Faltam agora cinco minutos para o espectáculo começar e na plateia começo a ouvir o frenesim entusiasmado das escolas da honesta e sempre leal junta de freguesia de Arroios. Junta-se a nós o Jocka, que, juntamente com a sua trupe de acrobatas, abrirá o espectáculo desta manhã, com o número em que, preso a um tecido que se ergue no ar, fará a cabeça rodar, segundo as minhas contas, 7200º antes de, enfim, repousar no chão. O Jocka, cujas feições e maquilhagem me fazem lembrar (não me perguntem porquê) o António Variações, nasceu em Lisboa e cresceu encantado pelo circo e em especial pelos trapezistas. Os pais perguntavam-lhe se era mesmo uma vida de caravana a que queria e eu, em termos talvez menos chorosos, pergunto-lhe o mesmo. Ele diz que ao longo de trinta anos de carreira já visitou 192 países e que gosta de viajar, mas diz que seria igualmente feliz se tivesse trabalhado a vida inteira num circo em Lisboa. Ao ouvi-lo, percebo que lhe é relativamente indiferente o que se passa aqui em baixo. A vida parece-lhe um prelúdio entediante, um intervalo para publicidade, enquanto espera o momento em que sobe ao céu redondo vermelho e amarelo da tenda do circo, arriscando-se a cair desamparado, com a certeza de quem sabe não ser esse o seu destino.
A seguir, converso dois ou três minutos com o Barry Lubin, um palhaço septuagenário mascarado de velha trapalhona. Fala-me da sua infância tímida em Nova Jersey e da revelação que sentiu no dia em que, ao passear de bicicleta com os amigos, deu um trambolhão de todo o tamanho e ouviu os amigos rirem à gargalhada, depois de perceberem que não se magoara. A partir daí, passou a procurar de todas as maneiras cair melhor. Ao vê-lo atuar, atirando pipocas para o público, caminhando aos tropeções, apertando o que só posso definir como almofadas de peidos, percebo que a presença do palhaço no circo talvez seja o momento em que, perante o maravilhoso espanto que nos causa as demonstrações de mestria dos outros artistas, nos rimos da nossa incapacidade para os imitar. Ou talvez seja da almofada de peidos, fenómeno que, de facto, tem muita piada.

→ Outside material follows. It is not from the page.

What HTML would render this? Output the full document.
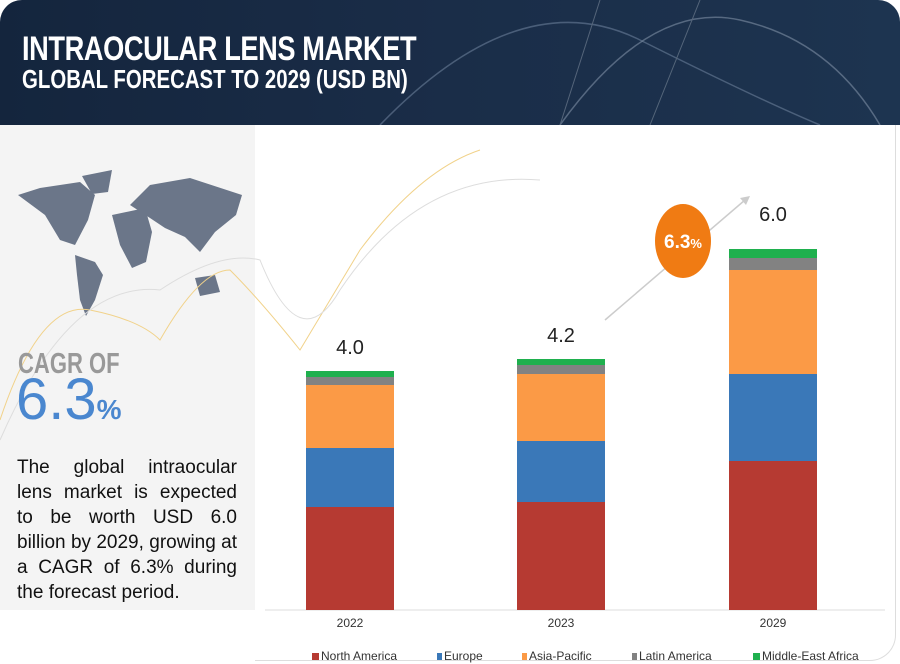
<!DOCTYPE html>
<html><head><meta charset="utf-8"><style>
body{margin:0;width:900px;height:664px;background:#fff;font-family:"Liberation Sans",sans-serif;overflow:hidden;position:relative}
.hdr{position:absolute;left:0;top:0;width:900px;height:125px;background:linear-gradient(90deg,#14253d,#1a2d48 50%,#1d3450);border-radius:22px 22px 0 0}
.t1{position:absolute;left:22px;top:30px;color:#fff;font-weight:bold;font-size:34px;transform:scaleX(.8);transform-origin:left;letter-spacing:-0.5px;white-space:nowrap}
.t2{position:absolute;left:22px;top:66px;color:#fff;font-weight:bold;font-size:25.5px;transform:scaleX(.8);transform-origin:left;white-space:nowrap}
.left{position:absolute;left:0;top:125px;width:255px;height:485px;background:#f4f4f4}
.card{position:absolute;left:255px;top:125px;width:640px;height:535px;border-right:1px solid #ddd;border-bottom:1px solid #ddd;border-radius:0 0 26px 0}
.para{position:absolute;left:17px;top:455px;width:220px;font-size:19px;line-height:25px;text-align:justify;color:#111}
.bar{position:absolute;width:88px}
.lbl{position:absolute;font-size:20px;color:#222;width:88px;text-align:center}
.yr{position:absolute;top:616px;font-size:12px;color:#333;width:88px;text-align:center}
.leg{position:absolute;top:649px;font-size:12px;color:#333;white-space:nowrap}
.leg i{display:inline-block;width:7px;height:7px;margin-right:2px}
</style></head><body>
<div class="hdr">
<svg width="900" height="125" style="position:absolute;left:0;top:0">
<path d="M380 125 Q520 -20 640 40 T820 125" stroke="#6a7f99" stroke-width="1.5" fill="none" opacity=".6"/>
<path d="M560 125 Q650 0 740 20 T880 125" stroke="#7e8fa5" stroke-width="1.5" fill="none" opacity=".6"/>
<path d="M600 0 L560 125 M700 0 L650 125" stroke="#55657a" fill="none"/>
</svg>
<div class="t1">INTRAOCULAR LENS MARKET</div>
<div class="t2">GLOBAL FORECAST TO 2029 (USD BN)</div>
</div>
<div class="left"></div>
<div class="card"></div>
<svg width="900" height="664" style="position:absolute;left:0;top:0">
<g fill="#6b7689">
<path d="M18 195 L40 188 L80 182 L95 195 L88 220 L75 245 L60 240 L45 215 Z"/>
<path d="M82 176 L112 170 L108 192 L92 194Z"/>
<path d="M75 255 L95 262 L103 275 L95 300 L86 316 L80 300 L77 275Z"/>
<path d="M112 215 L145 208 L152 232 L146 262 L132 268 L120 245 Z"/>
<path d="M130 205 L150 185 L190 178 L242 195 L236 215 L215 232 L200 252 L185 237 L165 228 L150 218Z"/>
<path d="M195 278 L215 275 L220 292 L200 296Z"/>
</g>
<path d="M0 420 Q40 300 90 310 T160 340 Q200 270 230 270 Q260 300 300 350 Q330 300 360 250 Q420 170 480 150" stroke="#f1d28a" fill="none"/>
<path d="M0 440 Q70 280 160 290 Q220 250 260 260 Q300 360 340 290 Q420 170 540 180" stroke="#ddd" fill="none"/>
<line x1="605" y1="320" x2="745" y2="200" stroke="#ccc" stroke-width="1.5"/>
<polygon points="750,196 740,198 746,205" fill="#ccc"/>
<ellipse cx="683" cy="241" rx="28" ry="37" fill="#f07b13"/>
<text x="683" y="248" fill="#fff" font-size="19" font-weight="bold" text-anchor="middle" font-family="Liberation Sans">6.3<tspan font-size="13">%</tspan></text>
<line x1="265" y1="610" x2="885" y2="610" stroke="#ddd"/>
</svg>
<div style="position:absolute;left:18px;top:348px;font-size:29px;font-weight:bold;color:#999;transform:scaleX(.76);transform-origin:left;white-space:nowrap">CAGR OF</div>
<div style="position:absolute;left:16px;top:366px;font-size:58px;color:#4a87cf;white-space:nowrap">6.3<span style="font-size:28px;font-weight:bold">%</span></div>
<div class="para">The global intraocular lens market is expected to be worth USD 6.0 billion by 2029, growing at a CAGR of 6.3% during the forecast period.</div>

<div class="bar" style="left:306px;top:371px;height:6px;background:#1fb04e"></div>
<div class="bar" style="left:306px;top:377px;height:8px;background:#828282"></div>
<div class="bar" style="left:306px;top:385px;height:63px;background:#fb9a46"></div>
<div class="bar" style="left:306px;top:448px;height:59px;background:#3a78b8"></div>
<div class="bar" style="left:306px;top:507px;height:103px;background:#b63a32"></div>
<div class="lbl" style="left:306px;top:337px">4.0</div>

<div class="bar" style="left:517px;top:359px;height:6px;background:#1fb04e"></div>
<div class="bar" style="left:517px;top:365px;height:9px;background:#828282"></div>
<div class="bar" style="left:517px;top:374px;height:67px;background:#fb9a46"></div>
<div class="bar" style="left:517px;top:441px;height:61px;background:#3a78b8"></div>
<div class="bar" style="left:517px;top:502px;height:108px;background:#b63a32"></div>
<div class="lbl" style="left:517px;top:325px">4.2</div>

<div class="bar" style="left:729px;top:249px;height:9px;background:#1fb04e"></div>
<div class="bar" style="left:729px;top:258px;height:12px;background:#828282"></div>
<div class="bar" style="left:729px;top:270px;height:104px;background:#fb9a46"></div>
<div class="bar" style="left:729px;top:374px;height:87px;background:#3a78b8"></div>
<div class="bar" style="left:729px;top:461px;height:149px;background:#b63a32"></div>
<div class="lbl" style="left:729px;top:204px">6.0</div>

<div class="yr" style="left:306px">2022</div>
<div class="yr" style="left:517px">2023</div>
<div class="yr" style="left:729px">2029</div>

<div class="leg" style="left:312px"><i style="background:#b63a32"></i>North America</div>
<div class="leg" style="left:437px"><i style="background:#3a78b8;width:5px"></i>Europe</div>
<div class="leg" style="left:522px"><i style="background:#fb9a46;width:5px"></i>Asia-Pacific</div>
<div class="leg" style="left:632px"><i style="background:#828282;width:5px"></i>Latin America</div>
<div class="leg" style="left:753px"><i style="background:#1fb04e"></i>Middle-East Africa</div>
</body></html>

Entrevisto ainda um casal chileno que percorre o mundo, acompanhado do filho de três anos, a fazer malabarismos em bicicleta. O homem tem a cara mais teatral que já vi e diz-me ser (e isto parece mais norma do que exceção) a sexta geração de uma família circense. Pergunto-lhe se já pensou em fazer outra coisa e ele diz que sim, que tentou, mas que nasceu para fazer os outros sorrirem. Quando o vejo atuar, tenho a certeza de que tem razão.